● Problem
Answer with a number only: how many lines of the data contain "that"?

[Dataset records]
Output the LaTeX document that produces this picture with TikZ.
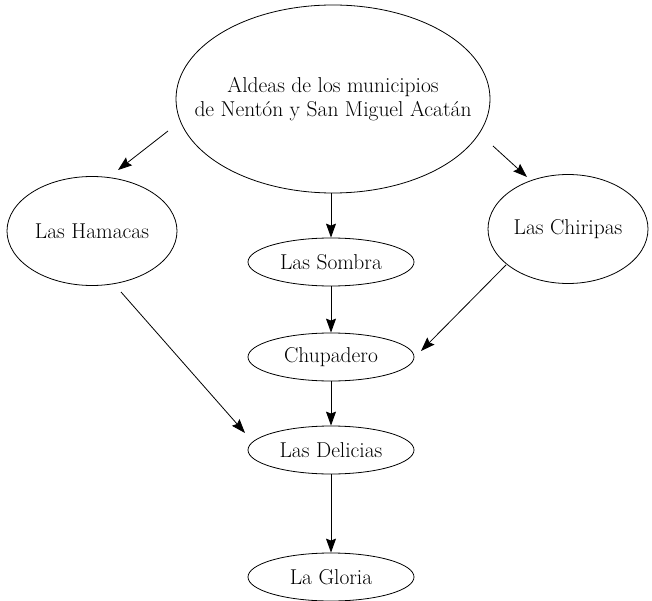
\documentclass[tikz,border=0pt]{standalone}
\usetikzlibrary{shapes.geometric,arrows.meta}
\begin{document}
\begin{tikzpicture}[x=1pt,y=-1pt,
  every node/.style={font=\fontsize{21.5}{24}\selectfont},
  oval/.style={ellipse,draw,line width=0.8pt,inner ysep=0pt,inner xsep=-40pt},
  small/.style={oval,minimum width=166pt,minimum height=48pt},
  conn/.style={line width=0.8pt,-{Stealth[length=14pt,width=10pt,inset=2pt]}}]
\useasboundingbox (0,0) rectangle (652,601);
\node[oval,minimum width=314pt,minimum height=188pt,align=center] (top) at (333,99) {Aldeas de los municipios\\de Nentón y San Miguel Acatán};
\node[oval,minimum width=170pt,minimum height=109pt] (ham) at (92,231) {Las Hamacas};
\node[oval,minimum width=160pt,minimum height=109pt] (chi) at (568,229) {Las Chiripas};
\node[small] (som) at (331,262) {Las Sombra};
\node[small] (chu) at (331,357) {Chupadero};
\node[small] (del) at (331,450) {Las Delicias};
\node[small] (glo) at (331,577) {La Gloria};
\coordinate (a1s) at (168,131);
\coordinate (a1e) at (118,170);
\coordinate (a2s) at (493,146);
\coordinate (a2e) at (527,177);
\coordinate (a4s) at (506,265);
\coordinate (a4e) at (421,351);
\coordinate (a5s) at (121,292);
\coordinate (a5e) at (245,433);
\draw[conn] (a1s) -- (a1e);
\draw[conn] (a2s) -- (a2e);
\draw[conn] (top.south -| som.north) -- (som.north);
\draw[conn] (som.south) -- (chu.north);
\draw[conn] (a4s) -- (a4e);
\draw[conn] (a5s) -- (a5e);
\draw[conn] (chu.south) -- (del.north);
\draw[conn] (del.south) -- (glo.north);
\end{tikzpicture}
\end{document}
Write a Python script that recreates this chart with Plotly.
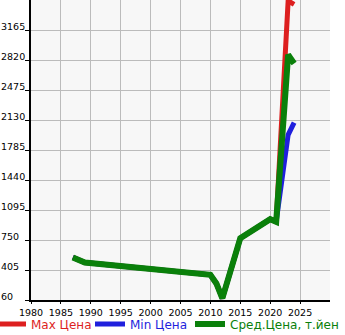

● Reply to the task
2